**Problem details**
All of the data should be repeated exactly; pictures are not part of the copy.

**Source data**
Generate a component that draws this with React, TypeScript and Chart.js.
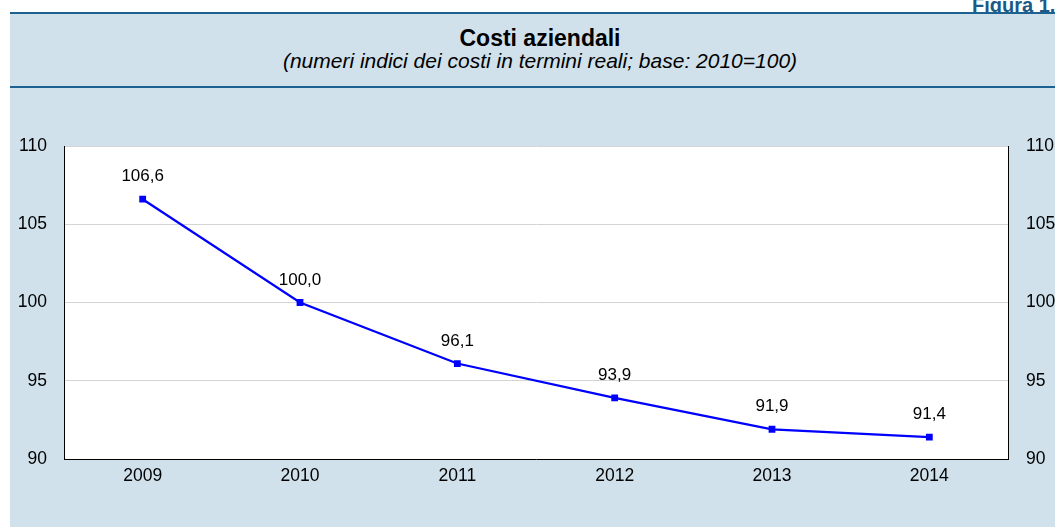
import React, { useEffect, useRef } from "react";
import { Chart, registerables } from "chart.js";

Chart.register(...registerables);

const categories: string[] = ["2009", "2010", "2011", "2012", "2013", "2014"];
const costValues: number[] = [106.6, 100.0, 96.1, 93.9, 91.9, 91.4];
const yTicks: number[] = [90, 95, 100, 105, 110];

const FONT = "'Liberation Sans', Arial, Helvetica, sans-serif";
const BG = "#D0E1EB";
const RULE = "#1D6190";

const dataLabelPlugin = {
  id: "dataLabels",
  afterDatasetsDraw(chart: any) {
    const ctx = chart.ctx;
    const meta = chart.getDatasetMeta(0);
    ctx.save();
    ctx.font = `17px ${FONT}`;
    ctx.fillStyle = "#000";
    ctx.textAlign = "center";
    ctx.textBaseline = "alphabetic";
    meta.data.forEach((pt: any, i: number) => {
      const v = costValues[i];
      ctx.fillText(v.toFixed(1).replace(".", ","), pt.x, pt.y - 18);
    });
    ctx.restore();
  },
};

export default function App() {
  const canvasRef = useRef<HTMLCanvasElement | null>(null);

  useEffect(() => {
    if (!canvasRef.current) return;
    const tickFont = { family: FONT, size: 17.5 };
    const chart = new Chart(canvasRef.current, {
      type: "line",
      data: {
        labels: categories,
        datasets: [
          {
            data: costValues,
            borderColor: "#0000FF",
            backgroundColor: "#0000FF",
            borderWidth: 2.25,
            pointStyle: "rect",
            pointRadius: 4.8,
            pointBorderWidth: 0,
            tension: 0,
            fill: false,
          },
        ],
      },
      options: {
        animation: false,
        responsive: false,
        maintainAspectRatio: false,
        devicePixelRatio: 1,
        layout: { padding: { top: 56, left: 0, right: 0, bottom: 0 } },
        plugins: {
          legend: { display: false },
          tooltip: { enabled: false },
          title: { display: false },
        },
        scales: {
          x: {
            type: "category",
            offset: true,
            grid: { display: false, drawTicks: false },
            border: { display: true, color: "#000", width: 1 },
            ticks: { font: tickFont, color: "#000", padding: 7, maxRotation: 0 },
            afterFit: (s: any) => {
              s.height = 68;
            },
          },
          y: {
            position: "left",
            min: 90,
            max: 110,
            afterBuildTicks: (s: any) => {
              s.ticks = yTicks.map((v) => ({ value: v }));
            },
            grid: { color: "#D4D4D4", lineWidth: 1, drawTicks: false },
            border: { display: true, color: "#000", width: 1 },
            ticks: { font: tickFont, color: "#000", padding: 17 },
            afterFit: (s: any) => {
              s.width = 54;
            },
          },
          y2: {
            position: "right",
            min: 90,
            max: 110,
            afterBuildTicks: (s: any) => {
              s.ticks = yTicks.map((v) => ({ value: v }));
            },
            grid: { display: false, drawTicks: false },
            border: { display: true, color: "#000", width: 1 },
            ticks: { font: tickFont, color: "#000", padding: 18 },
            afterFit: (s: any) => {
              s.width = 47;
            },
          },
        },
      } as any,
      plugins: [dataLabelPlugin],
    });
    return () => chart.destroy();
  }, []);

  return (
    <div
      style={{
        position: "absolute",
        left: 0,
        top: 0,
        width: 1055,
        height: 527,
        overflow: "hidden",
        background: "#fff",
        fontFamily: FONT,
      }}
    >
      <div
        style={{
          position: "absolute",
          left: 972,
          top: -5,
          fontSize: 20,
          lineHeight: "20px",
          fontWeight: "bold",
          color: "#1B5A87",
          whiteSpace: "nowrap",
        }}
      >
        Figura 1.
      </div>
      <div
        style={{
          position: "absolute",
          left: 10,
          top: 13,
          width: 1060,
          height: 514,
          background: BG,
        }}
      />
      <div style={{ position: "absolute", left: 10, top: 12, width: 1060, height: 2, background: RULE }} />
      <div style={{ position: "absolute", left: 10, top: 86, width: 1060, height: 2, background: RULE }} />
      <div
        style={{
          position: "absolute",
          left: 10,
          top: 25,
          width: 1060,
          textAlign: "center",
          fontSize: 23,
          lineHeight: "26px",
          fontWeight: "bold",
          color: "#000",
        }}
      >
        Costi aziendali
      </div>
      <div
        style={{
          position: "absolute",
          left: 10,
          top: 49,
          width: 1060,
          textAlign: "center",
          fontSize: 21,
          lineHeight: "24px",
          fontStyle: "italic",
          color: "#000",
        }}
      >
        (numeri indici dei costi in termini reali; base: 2010=100)
      </div>
      <div
        style={{
          position: "absolute",
          left: 10,
          top: 90,
          width: 1045,
          height: 437,
        }}
      >
        <div
          style={{
            position: "absolute",
            left: 54,
            top: 56,
            width: 944,
            height: 313,
            background: "#fff",
          }}
        />
        <canvas
          ref={canvasRef}
          width={1045}
          height={437}
          style={{ position: "absolute", left: 0, top: 0, width: 1045, height: 437 }}
        />
      </div>
    </div>
  );
}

**Exercise response**
Generate a component that draws this with React, TypeScript and Chart.js.
import React, { useEffect, useRef } from "react";
import { Chart, registerables } from "chart.js";

Chart.register(...registerables);

const categories: string[] = ["2009", "2010", "2011", "2012", "2013", "2014"];
const costValues: number[] = [106.6, 100.0, 96.1, 93.9, 91.9, 91.4];
const yTicks: number[] = [90, 95, 100, 105, 110];

const FONT = "'Liberation Sans', Arial, Helvetica, sans-serif";
const BG = "#D0E1EB";
const RULE = "#1D6190";

const dataLabelPlugin = {
  id: "dataLabels",
  afterDatasetsDraw(chart: any) {
    const ctx = chart.ctx;
    const meta = chart.getDatasetMeta(0);
    ctx.save();
    ctx.font = `17px ${FONT}`;
    ctx.fillStyle = "#000";
    ctx.textAlign = "center";
    ctx.textBaseline = "alphabetic";
    meta.data.forEach((pt: any, i: number) => {
      const v = costValues[i];
      ctx.fillText(v.toFixed(1).replace(".", ","), pt.x, pt.y - 18);
    });
    ctx.restore();
  },
};

export default function App() {
  const canvasRef = useRef<HTMLCanvasElement | null>(null);

  useEffect(() => {
    if (!canvasRef.current) return;
    const tickFont = { family: FONT, size: 17.5 };
    const chart = new Chart(canvasRef.current, {
      type: "line",
      data: {
        labels: categories,
        datasets: [
          {
            data: costValues,
            borderColor: "#0000FF",
            backgroundColor: "#0000FF",
            borderWidth: 2.25,
            pointStyle: "rect",
            pointRadius: 4.8,
            pointBorderWidth: 0,
            tension: 0,
            fill: false,
          },
        ],
      },
      options: {
        animation: false,
        responsive: false,
        maintainAspectRatio: false,
        devicePixelRatio: 1,
        layout: { padding: { top: 56, left: 0, right: 0, bottom: 0 } },
        plugins: {
          legend: { display: false },
          tooltip: { enabled: false },
          title: { display: false },
        },
        scales: {
          x: {
            type: "category",
            offset: true,
            grid: { display: false, drawTicks: false },
            border: { display: true, color: "#000", width: 1 },
            ticks: { font: tickFont, color: "#000", padding: 7, maxRotation: 0 },
            afterFit: (s: any) => {
              s.height = 68;
            },
          },
          y: {
            position: "left",
            min: 90,
            max: 110,
            afterBuildTicks: (s: any) => {
              s.ticks = yTicks.map((v) => ({ value: v }));
            },
            grid: { color: "#D4D4D4", lineWidth: 1, drawTicks: false },
            border: { display: true, color: "#000", width: 1 },
            ticks: { font: tickFont, color: "#000", padding: 17 },
            afterFit: (s: any) => {
              s.width = 54;
            },
          },
          y2: {
            position: "right",
            min: 90,
            max: 110,
            afterBuildTicks: (s: any) => {
              s.ticks = yTicks.map((v) => ({ value: v }));
            },
            grid: { display: false, drawTicks: false },
            border: { display: true, color: "#000", width: 1 },
            ticks: { font: tickFont, color: "#000", padding: 18 },
            afterFit: (s: any) => {
              s.width = 47;
            },
          },
        },
      } as any,
      plugins: [dataLabelPlugin],
    });
    return () => chart.destroy();
  }, []);

  return (
    <div
      style={{
        position: "absolute",
        left: 0,
        top: 0,
        width: 1055,
        height: 527,
        overflow: "hidden",
        background: "#fff",
        fontFamily: FONT,
      }}
    >
      <div
        style={{
          position: "absolute",
          left: 972,
          top: -5,
          fontSize: 20,
          lineHeight: "20px",
          fontWeight: "bold",
          color: "#1B5A87",
          whiteSpace: "nowrap",
        }}
      >
        Figura 1.
      </div>
      <div
        style={{
          position: "absolute",
          left: 10,
          top: 13,
          width: 1060,
          height: 514,
          background: BG,
        }}
      />
      <div style={{ position: "absolute", left: 10, top: 12, width: 1060, height: 2, background: RULE }} />
      <div style={{ position: "absolute", left: 10, top: 86, width: 1060, height: 2, background: RULE }} />
      <div
        style={{
          position: "absolute",
          left: 10,
          top: 25,
          width: 1060,
          textAlign: "center",
          fontSize: 23,
          lineHeight: "26px",
          fontWeight: "bold",
          color: "#000",
        }}
      >
        Costi aziendali
      </div>
      <div
        style={{
          position: "absolute",
          left: 10,
          top: 49,
          width: 1060,
          textAlign: "center",
          fontSize: 21,
          lineHeight: "24px",
          fontStyle: "italic",
          color: "#000",
        }}
      >
        (numeri indici dei costi in termini reali; base: 2010=100)
      </div>
      <div
        style={{
          position: "absolute",
          left: 10,
          top: 90,
          width: 1045,
          height: 437,
        }}
      >
        <div
          style={{
            position: "absolute",
            left: 54,
            top: 56,
            width: 944,
            height: 313,
            background: "#fff",
          }}
        />
        <canvas
          ref={canvasRef}
          width={1045}
          height={437}
          style={{ position: "absolute", left: 0, top: 0, width: 1045, height: 437 }}
        />
      </div>
    </div>
  );
}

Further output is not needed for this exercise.